(300b) Membrane Reactors for Equilibrium-Limited Alcohol and Light Hydrocarbon Synthesis

Reaction and separation are two of the most crucial steps in chemical plants. Performance of each of these two steps can strongly affect the profitability of a given process by affecting its raw materials and energy demand. To improve the overall performance of the process, reaction and separation can be combined into a multifunctional Membrane Reactor (MR). Such reactors typically consist of a catalyst bed in contact with a high-temperature membrane and increase process synergy, reduce by-product formation as well as amount of reactants consumed. Additionally, a considerable reduction in the overall energy costs is to be expected. While there are several reports on the applications of MR for both gas and liquid phase reactions, further studies are still required to move towards commercialization of these MRs.

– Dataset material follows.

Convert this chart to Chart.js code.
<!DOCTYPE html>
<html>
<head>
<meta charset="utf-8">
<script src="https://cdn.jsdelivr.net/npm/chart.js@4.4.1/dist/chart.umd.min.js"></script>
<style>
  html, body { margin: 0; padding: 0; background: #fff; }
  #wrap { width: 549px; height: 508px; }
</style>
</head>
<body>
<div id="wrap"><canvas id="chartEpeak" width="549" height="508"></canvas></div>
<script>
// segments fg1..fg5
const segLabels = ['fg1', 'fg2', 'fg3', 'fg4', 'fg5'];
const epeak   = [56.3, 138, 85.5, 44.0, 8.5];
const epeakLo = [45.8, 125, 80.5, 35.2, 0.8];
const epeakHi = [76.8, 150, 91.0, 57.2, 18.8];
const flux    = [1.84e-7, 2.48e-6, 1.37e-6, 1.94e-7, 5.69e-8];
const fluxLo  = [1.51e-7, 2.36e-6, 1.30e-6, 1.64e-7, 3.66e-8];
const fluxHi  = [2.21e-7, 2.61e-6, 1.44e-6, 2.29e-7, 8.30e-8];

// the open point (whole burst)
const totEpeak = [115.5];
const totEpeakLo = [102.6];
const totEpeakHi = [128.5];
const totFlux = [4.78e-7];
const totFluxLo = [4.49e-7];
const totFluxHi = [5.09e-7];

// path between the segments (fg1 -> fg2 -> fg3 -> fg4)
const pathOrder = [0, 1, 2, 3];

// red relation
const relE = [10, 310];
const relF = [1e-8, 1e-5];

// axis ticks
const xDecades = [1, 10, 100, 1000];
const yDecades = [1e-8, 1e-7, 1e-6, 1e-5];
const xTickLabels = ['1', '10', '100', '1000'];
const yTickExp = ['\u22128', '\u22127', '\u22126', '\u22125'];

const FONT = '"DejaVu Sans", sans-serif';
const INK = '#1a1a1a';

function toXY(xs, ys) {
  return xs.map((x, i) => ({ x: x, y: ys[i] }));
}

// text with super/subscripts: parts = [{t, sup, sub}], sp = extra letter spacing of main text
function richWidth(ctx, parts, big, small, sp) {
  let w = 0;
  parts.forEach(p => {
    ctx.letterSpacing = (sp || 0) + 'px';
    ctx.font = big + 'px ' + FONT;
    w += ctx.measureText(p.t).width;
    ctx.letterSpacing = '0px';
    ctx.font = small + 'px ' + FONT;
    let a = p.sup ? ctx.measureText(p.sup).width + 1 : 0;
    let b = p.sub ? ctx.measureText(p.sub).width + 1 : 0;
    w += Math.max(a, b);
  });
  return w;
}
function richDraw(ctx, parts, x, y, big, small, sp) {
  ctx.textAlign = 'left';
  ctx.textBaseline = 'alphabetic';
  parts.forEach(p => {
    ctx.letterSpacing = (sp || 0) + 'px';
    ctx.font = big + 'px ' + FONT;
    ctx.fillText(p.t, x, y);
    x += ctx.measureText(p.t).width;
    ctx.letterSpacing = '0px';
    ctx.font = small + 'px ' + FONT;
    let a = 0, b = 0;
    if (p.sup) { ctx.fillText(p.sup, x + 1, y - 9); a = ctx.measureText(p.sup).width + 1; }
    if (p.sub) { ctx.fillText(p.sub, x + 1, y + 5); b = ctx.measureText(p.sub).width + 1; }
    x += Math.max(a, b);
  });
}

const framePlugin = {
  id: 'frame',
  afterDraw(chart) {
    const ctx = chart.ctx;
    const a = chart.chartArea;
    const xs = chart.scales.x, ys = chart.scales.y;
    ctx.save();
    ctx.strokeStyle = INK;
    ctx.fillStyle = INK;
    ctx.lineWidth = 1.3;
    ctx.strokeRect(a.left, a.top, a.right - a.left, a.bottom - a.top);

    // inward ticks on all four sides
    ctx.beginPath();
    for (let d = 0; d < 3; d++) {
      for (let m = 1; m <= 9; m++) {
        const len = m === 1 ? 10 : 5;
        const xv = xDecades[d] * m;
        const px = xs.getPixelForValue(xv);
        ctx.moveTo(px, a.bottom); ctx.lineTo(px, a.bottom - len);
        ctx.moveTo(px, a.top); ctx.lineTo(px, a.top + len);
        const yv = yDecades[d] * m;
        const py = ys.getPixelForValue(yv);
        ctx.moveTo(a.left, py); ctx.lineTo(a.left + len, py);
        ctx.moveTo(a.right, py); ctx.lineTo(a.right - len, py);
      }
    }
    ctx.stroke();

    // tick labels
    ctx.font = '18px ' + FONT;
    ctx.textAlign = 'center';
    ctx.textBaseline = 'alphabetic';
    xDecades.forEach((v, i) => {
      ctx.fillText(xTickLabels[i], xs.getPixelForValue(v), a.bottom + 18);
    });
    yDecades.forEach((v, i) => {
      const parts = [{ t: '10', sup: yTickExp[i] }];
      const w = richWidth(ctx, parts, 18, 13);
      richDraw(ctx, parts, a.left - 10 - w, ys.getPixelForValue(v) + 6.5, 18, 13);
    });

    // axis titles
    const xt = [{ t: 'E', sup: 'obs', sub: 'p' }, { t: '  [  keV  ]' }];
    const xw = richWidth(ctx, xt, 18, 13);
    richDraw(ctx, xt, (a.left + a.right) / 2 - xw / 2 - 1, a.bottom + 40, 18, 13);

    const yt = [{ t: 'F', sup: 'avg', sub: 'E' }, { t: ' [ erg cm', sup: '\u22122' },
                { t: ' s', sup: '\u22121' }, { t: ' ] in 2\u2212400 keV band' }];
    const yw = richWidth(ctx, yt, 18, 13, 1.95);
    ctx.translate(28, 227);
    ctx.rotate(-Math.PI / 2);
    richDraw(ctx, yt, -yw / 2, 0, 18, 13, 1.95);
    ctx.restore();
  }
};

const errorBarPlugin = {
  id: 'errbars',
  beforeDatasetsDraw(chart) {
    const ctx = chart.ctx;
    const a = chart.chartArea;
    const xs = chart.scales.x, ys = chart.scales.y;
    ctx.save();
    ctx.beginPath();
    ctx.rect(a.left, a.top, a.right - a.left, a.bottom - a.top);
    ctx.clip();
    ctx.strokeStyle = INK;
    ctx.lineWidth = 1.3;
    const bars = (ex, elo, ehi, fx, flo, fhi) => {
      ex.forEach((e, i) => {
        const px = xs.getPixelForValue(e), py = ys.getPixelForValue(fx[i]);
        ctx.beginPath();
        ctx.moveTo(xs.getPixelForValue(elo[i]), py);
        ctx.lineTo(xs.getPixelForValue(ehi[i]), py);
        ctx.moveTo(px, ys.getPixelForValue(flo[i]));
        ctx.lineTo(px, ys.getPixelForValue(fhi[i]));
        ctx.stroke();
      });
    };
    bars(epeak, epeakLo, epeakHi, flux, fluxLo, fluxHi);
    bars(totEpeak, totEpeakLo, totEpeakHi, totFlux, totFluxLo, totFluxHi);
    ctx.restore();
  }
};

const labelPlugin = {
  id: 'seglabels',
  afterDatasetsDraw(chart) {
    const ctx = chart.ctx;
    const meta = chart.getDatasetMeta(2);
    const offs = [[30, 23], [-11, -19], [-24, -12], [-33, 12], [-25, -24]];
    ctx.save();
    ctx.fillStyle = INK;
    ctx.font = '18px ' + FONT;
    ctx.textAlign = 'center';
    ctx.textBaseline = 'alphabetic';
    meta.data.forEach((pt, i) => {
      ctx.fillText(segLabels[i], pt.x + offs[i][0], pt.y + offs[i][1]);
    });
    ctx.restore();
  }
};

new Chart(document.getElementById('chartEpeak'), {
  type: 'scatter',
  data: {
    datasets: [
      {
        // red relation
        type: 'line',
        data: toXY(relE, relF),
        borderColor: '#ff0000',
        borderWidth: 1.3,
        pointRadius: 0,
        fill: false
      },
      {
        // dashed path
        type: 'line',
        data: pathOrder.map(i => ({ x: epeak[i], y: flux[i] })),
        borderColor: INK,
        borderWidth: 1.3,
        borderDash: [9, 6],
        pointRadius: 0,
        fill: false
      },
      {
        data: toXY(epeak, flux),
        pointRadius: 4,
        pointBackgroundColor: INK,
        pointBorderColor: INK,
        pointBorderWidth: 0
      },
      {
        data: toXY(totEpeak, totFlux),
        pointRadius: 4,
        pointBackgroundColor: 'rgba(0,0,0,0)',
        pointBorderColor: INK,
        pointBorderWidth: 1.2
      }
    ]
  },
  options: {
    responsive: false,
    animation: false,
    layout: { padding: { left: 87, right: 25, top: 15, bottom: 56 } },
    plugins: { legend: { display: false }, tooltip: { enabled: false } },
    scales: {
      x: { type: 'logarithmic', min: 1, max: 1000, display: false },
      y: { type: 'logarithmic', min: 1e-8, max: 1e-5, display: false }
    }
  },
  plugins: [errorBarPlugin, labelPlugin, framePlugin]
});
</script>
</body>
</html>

In this talk, we will present two different examples of high-temperature MRs. The first is an extractive MR that is used for methanol (MeOH) synthesis, and the other a contactor MR that is used for carbon (CO₂) capture and utilization (CCU). Synthesis of MeOH from syngas is a severely equilibrium-limited reaction, meaning that a large fraction of the unreacted syngas feed, must be recycled to make this equilibrium-limited process economically feasible. The ability of MR to increase the per-pass yield makes them an optimal choice for process intensification, particulalry for coal-derived and biomass-derived syngas from air-blown gasifiers that contains considerable amounts of inert N₂.

Power plants are responsible for a large fraction of the man-made carbon-dioxide emissions, and are major contributors to the green house effect. The key challenge here is the dilute CO₂ concentration in the flue-gas, which make the conventional approaches such as direct sequentration technically as well as economically inefficient. Coupling of reaction and separation in a contactor MR, provides the driving force for the separation which moderates the challenge, and can also produce valuable products (e.g., synthetic natural gas, alcohols, etc.) which can be used as fuels to reduce the overall energy demand of the plant, and to improve its efficiency.

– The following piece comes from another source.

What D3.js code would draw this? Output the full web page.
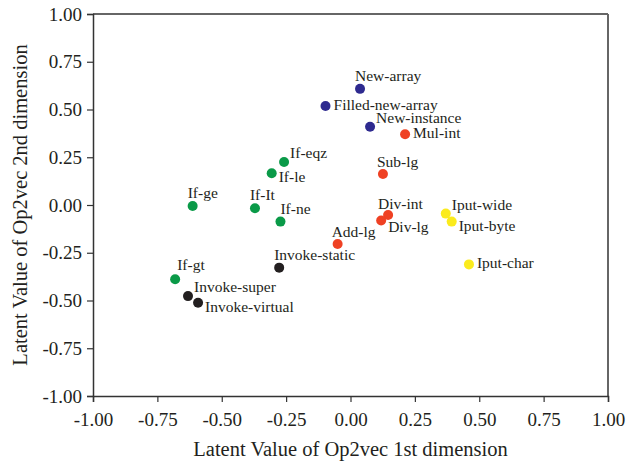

During our talk, we will present two MR configurations, and will discuss the influence of reaction conditions and separation efficiency on the final yield of the reaction. The different types of high-temperature membranes that have been investigated will be described, and the influence of membrane characteristcs on overall system performance will be described. Efforts to optimize MR performance both experimentally and numerically will be furher outlined.